=== Records with drawing code ===

_____

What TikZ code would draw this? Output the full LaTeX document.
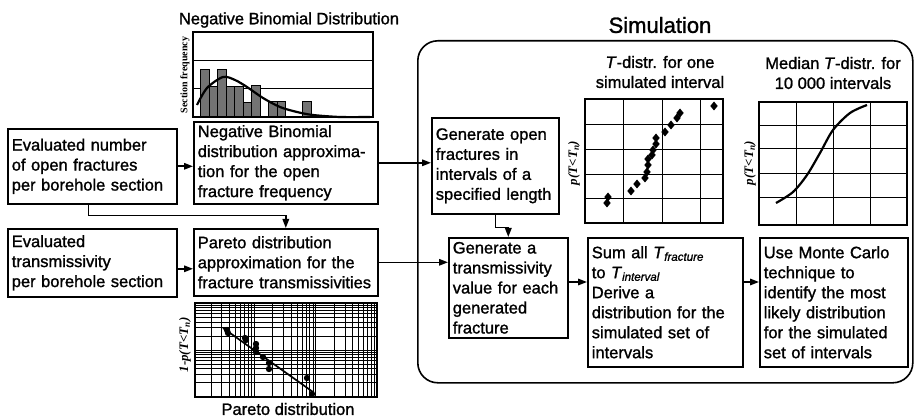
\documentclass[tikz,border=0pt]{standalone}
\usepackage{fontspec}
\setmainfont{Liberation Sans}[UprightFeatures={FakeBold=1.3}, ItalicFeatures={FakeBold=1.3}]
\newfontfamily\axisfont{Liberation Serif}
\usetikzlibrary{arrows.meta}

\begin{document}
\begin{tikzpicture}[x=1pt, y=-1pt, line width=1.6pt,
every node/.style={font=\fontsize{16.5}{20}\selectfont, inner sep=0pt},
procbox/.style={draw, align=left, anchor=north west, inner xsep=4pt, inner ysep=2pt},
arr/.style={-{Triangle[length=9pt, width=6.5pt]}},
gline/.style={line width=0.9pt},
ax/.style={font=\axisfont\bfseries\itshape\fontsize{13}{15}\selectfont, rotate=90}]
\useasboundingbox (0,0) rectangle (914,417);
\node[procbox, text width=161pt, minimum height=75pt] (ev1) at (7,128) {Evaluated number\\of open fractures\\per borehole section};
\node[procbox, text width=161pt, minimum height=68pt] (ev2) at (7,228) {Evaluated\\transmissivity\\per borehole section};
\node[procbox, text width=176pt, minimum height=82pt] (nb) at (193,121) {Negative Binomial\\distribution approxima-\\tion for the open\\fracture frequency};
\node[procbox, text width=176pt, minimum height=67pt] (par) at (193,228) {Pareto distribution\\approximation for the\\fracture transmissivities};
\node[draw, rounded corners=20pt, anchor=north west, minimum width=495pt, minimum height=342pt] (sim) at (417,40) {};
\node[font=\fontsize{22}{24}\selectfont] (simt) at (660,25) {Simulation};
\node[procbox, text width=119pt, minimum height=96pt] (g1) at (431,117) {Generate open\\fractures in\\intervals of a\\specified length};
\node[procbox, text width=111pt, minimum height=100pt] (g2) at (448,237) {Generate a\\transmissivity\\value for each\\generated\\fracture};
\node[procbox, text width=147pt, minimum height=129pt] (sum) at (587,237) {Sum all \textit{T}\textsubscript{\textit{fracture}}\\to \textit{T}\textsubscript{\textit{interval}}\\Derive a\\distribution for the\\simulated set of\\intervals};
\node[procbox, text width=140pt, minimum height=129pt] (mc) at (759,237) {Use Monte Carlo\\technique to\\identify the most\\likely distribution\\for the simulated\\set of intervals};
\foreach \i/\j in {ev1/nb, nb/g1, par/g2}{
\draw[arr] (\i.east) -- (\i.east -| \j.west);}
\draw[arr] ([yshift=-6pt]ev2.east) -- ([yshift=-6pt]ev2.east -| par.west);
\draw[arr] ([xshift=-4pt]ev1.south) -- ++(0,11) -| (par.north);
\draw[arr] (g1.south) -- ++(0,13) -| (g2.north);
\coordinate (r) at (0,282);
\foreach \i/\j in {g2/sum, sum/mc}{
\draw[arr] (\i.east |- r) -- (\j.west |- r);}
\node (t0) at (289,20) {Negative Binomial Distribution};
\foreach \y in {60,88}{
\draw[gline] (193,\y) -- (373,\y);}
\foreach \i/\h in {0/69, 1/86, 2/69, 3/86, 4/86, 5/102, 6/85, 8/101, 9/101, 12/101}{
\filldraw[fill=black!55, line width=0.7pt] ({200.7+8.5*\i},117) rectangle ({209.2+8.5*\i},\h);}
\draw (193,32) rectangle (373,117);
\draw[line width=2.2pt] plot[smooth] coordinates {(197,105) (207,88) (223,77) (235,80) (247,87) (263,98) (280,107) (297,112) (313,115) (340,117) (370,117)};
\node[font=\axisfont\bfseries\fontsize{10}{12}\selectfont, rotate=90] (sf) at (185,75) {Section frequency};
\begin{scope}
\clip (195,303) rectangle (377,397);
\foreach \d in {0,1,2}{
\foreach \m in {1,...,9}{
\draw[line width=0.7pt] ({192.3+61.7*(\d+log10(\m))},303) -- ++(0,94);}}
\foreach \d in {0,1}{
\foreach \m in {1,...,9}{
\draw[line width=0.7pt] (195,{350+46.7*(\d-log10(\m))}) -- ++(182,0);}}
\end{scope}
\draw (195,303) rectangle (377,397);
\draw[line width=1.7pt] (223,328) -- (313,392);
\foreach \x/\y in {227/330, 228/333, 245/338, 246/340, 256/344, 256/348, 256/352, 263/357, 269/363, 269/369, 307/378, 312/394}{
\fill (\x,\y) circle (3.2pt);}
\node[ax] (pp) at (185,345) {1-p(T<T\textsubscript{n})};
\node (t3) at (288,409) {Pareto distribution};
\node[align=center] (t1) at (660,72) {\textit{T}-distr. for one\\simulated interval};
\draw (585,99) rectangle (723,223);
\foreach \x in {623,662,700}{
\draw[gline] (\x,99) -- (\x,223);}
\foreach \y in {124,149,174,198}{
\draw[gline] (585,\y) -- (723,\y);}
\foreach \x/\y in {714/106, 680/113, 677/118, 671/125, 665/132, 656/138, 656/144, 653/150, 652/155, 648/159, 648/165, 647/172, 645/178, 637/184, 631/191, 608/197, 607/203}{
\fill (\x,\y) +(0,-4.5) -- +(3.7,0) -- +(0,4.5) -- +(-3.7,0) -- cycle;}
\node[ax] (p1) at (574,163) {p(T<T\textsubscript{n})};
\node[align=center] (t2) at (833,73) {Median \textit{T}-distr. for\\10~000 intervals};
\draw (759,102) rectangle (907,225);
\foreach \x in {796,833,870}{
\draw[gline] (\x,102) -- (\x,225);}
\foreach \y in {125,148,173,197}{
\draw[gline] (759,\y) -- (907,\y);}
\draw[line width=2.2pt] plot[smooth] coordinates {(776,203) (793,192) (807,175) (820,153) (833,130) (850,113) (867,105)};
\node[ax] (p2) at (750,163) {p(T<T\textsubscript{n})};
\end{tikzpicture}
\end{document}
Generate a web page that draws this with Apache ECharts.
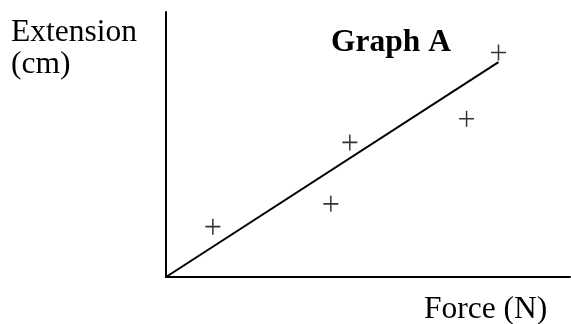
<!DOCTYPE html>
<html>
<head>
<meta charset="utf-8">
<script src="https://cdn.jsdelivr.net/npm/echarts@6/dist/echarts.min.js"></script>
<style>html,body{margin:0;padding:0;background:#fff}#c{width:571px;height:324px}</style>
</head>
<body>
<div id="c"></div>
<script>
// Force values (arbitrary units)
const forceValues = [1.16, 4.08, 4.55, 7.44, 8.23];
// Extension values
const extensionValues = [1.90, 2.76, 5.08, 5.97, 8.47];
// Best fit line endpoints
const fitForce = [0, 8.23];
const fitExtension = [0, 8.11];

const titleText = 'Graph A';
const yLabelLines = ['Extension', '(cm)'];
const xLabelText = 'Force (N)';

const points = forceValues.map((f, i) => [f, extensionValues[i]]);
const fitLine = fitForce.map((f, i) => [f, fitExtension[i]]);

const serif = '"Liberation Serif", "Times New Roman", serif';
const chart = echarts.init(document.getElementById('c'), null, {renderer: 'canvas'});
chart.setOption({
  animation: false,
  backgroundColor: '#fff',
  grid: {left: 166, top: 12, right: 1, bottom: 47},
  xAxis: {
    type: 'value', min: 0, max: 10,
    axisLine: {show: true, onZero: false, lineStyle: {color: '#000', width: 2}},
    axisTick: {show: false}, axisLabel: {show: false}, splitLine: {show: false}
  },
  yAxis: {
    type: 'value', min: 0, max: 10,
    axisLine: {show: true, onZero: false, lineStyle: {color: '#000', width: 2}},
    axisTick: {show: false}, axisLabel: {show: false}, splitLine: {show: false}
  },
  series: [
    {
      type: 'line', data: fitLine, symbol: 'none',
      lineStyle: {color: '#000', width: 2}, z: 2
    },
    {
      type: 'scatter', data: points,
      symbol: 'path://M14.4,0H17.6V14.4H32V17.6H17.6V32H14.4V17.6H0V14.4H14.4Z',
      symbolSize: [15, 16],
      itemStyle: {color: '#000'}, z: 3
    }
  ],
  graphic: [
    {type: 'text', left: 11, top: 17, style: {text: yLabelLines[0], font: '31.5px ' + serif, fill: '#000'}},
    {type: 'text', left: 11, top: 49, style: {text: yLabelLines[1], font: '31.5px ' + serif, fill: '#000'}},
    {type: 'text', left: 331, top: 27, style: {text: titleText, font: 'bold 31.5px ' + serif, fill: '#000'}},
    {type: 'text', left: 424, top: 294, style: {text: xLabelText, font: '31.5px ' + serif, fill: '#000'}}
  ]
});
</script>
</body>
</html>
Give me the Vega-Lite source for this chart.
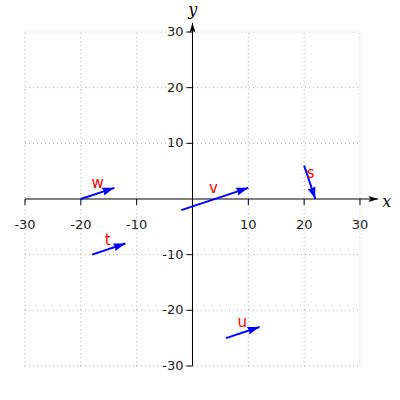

_____

=== Aim ===
Begin at the line containing "Generate a web", end at the line containing "const fitLine = fitForce.map((f, i)", and copy those lines word for word, both included. Skip pictures.

=== Correct output ===
Generate a web page that draws this with Apache ECharts.
<!DOCTYPE html>
<html>
<head>
<meta charset="utf-8">
<script src="https://cdn.jsdelivr.net/npm/echarts@6/dist/echarts.min.js"></script>
<style>html,body{margin:0;padding:0;background:#fff}#c{width:571px;height:324px}</style>
</head>
<body>
<div id="c"></div>
<script>
// Force values (arbitrary units)
const forceValues = [1.16, 4.08, 4.55, 7.44, 8.23];
// Extension values
const extensionValues = [1.90, 2.76, 5.08, 5.97, 8.47];
// Best fit line endpoints
const fitForce = [0, 8.23];
const fitExtension = [0, 8.11];

const titleText = 'Graph A';
const yLabelLines = ['Extension', '(cm)'];
const xLabelText = 'Force (N)';

const points = forceValues.map((f, i) => [f, extensionValues[i]]);
const fitLine = fitForce.map((f, i) => [f, fitExtension[i]]);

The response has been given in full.